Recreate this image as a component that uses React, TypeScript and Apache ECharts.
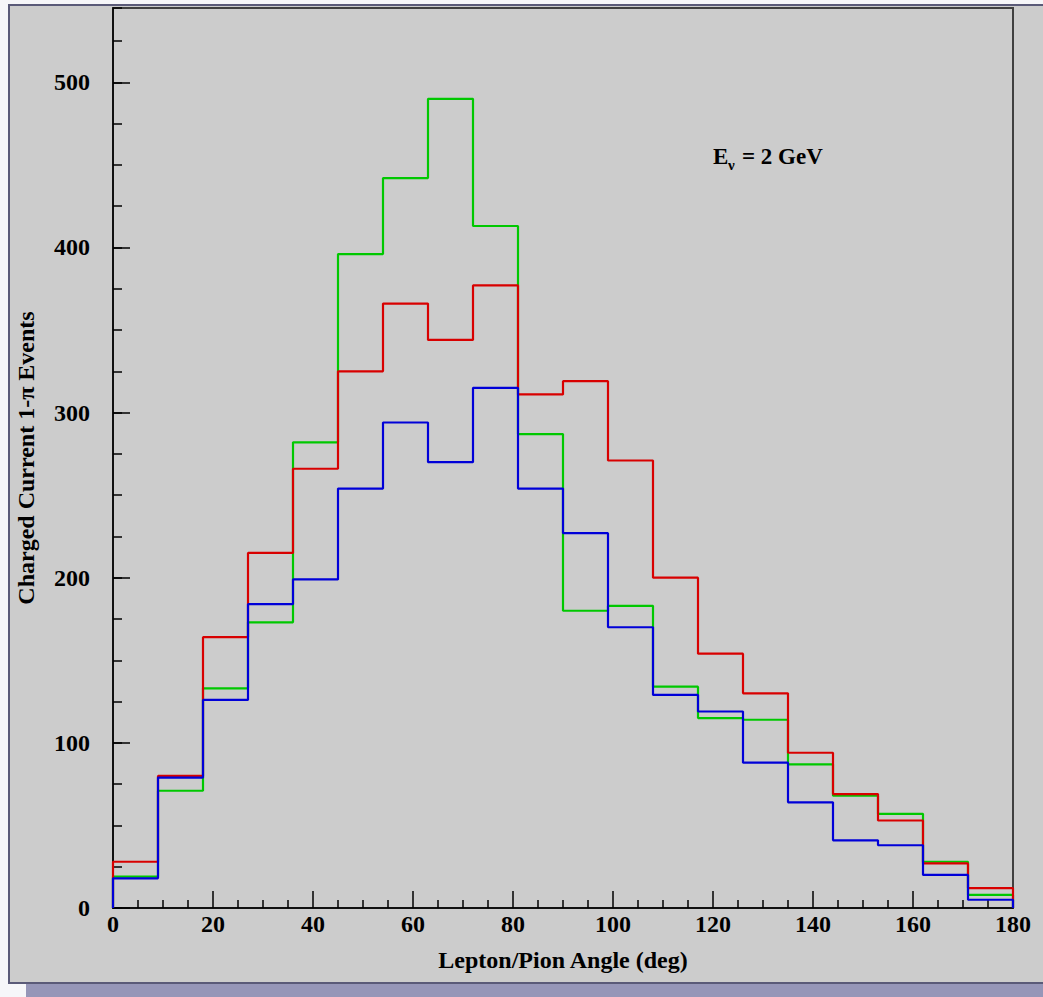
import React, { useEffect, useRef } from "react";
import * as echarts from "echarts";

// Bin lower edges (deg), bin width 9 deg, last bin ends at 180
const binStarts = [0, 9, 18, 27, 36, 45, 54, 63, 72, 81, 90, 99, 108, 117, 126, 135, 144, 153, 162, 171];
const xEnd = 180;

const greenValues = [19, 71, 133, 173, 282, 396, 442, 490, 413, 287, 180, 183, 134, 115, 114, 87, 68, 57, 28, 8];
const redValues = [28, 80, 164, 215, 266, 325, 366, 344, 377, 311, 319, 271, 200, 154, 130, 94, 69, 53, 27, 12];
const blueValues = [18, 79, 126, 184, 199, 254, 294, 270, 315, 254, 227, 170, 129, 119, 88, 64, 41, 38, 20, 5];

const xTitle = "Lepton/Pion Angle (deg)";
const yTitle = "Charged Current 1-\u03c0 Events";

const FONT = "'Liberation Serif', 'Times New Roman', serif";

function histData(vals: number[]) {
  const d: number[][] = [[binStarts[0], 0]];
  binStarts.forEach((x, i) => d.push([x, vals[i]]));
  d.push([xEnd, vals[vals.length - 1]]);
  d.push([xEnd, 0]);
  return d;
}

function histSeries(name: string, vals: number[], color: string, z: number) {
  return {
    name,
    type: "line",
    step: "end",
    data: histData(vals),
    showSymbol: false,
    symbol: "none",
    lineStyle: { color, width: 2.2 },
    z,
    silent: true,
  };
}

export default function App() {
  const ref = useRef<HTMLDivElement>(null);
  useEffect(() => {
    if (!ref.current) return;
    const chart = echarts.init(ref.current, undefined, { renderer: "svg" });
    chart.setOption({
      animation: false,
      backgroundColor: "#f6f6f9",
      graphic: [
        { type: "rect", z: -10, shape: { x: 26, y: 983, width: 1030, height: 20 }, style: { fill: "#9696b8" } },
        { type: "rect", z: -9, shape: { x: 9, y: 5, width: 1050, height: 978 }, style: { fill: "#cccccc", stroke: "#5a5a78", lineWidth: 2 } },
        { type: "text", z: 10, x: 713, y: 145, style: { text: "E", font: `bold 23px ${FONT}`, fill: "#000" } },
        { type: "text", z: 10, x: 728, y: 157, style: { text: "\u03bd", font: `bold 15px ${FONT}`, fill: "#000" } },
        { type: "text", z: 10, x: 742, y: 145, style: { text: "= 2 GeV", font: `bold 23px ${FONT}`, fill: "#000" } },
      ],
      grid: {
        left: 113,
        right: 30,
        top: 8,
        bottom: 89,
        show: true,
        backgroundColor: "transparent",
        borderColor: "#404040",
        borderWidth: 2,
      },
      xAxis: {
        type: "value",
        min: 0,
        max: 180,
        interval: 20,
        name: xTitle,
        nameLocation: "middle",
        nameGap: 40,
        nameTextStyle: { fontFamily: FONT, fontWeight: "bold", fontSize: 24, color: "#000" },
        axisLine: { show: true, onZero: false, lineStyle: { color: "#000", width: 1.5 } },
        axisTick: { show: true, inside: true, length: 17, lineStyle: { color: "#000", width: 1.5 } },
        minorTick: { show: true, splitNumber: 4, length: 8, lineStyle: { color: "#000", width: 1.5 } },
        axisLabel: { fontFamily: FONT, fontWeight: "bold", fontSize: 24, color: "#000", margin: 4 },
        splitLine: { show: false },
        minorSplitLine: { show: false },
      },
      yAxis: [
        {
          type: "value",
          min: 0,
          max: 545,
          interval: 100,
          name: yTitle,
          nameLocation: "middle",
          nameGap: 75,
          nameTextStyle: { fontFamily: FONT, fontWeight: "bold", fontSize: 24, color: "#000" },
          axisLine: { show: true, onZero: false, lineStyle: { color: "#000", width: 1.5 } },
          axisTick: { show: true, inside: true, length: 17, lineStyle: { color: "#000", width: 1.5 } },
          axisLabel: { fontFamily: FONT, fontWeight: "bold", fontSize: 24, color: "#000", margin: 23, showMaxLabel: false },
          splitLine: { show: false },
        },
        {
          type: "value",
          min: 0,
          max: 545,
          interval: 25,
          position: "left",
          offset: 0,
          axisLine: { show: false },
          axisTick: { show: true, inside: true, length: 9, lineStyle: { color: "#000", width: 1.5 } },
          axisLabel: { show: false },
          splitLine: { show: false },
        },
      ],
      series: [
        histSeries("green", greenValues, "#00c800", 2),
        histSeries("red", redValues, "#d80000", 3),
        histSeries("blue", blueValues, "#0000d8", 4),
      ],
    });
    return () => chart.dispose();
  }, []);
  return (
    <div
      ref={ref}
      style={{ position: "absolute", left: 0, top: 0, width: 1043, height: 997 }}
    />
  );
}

▶ [Prompt] Return exactly what appears from the opening line of the material through the line with "const xEnd = 180;", apart from the pictures.

▶ [Task result]
Recreate this image as a component that uses React, TypeScript and Apache ECharts.
import React, { useEffect, useRef } from "react";
import * as echarts from "echarts";

// Bin lower edges (deg), bin width 9 deg, last bin ends at 180
const binStarts = [0, 9, 18, 27, 36, 45, 54, 63, 72, 81, 90, 99, 108, 117, 126, 135, 144, 153, 162, 171];
const xEnd = 180;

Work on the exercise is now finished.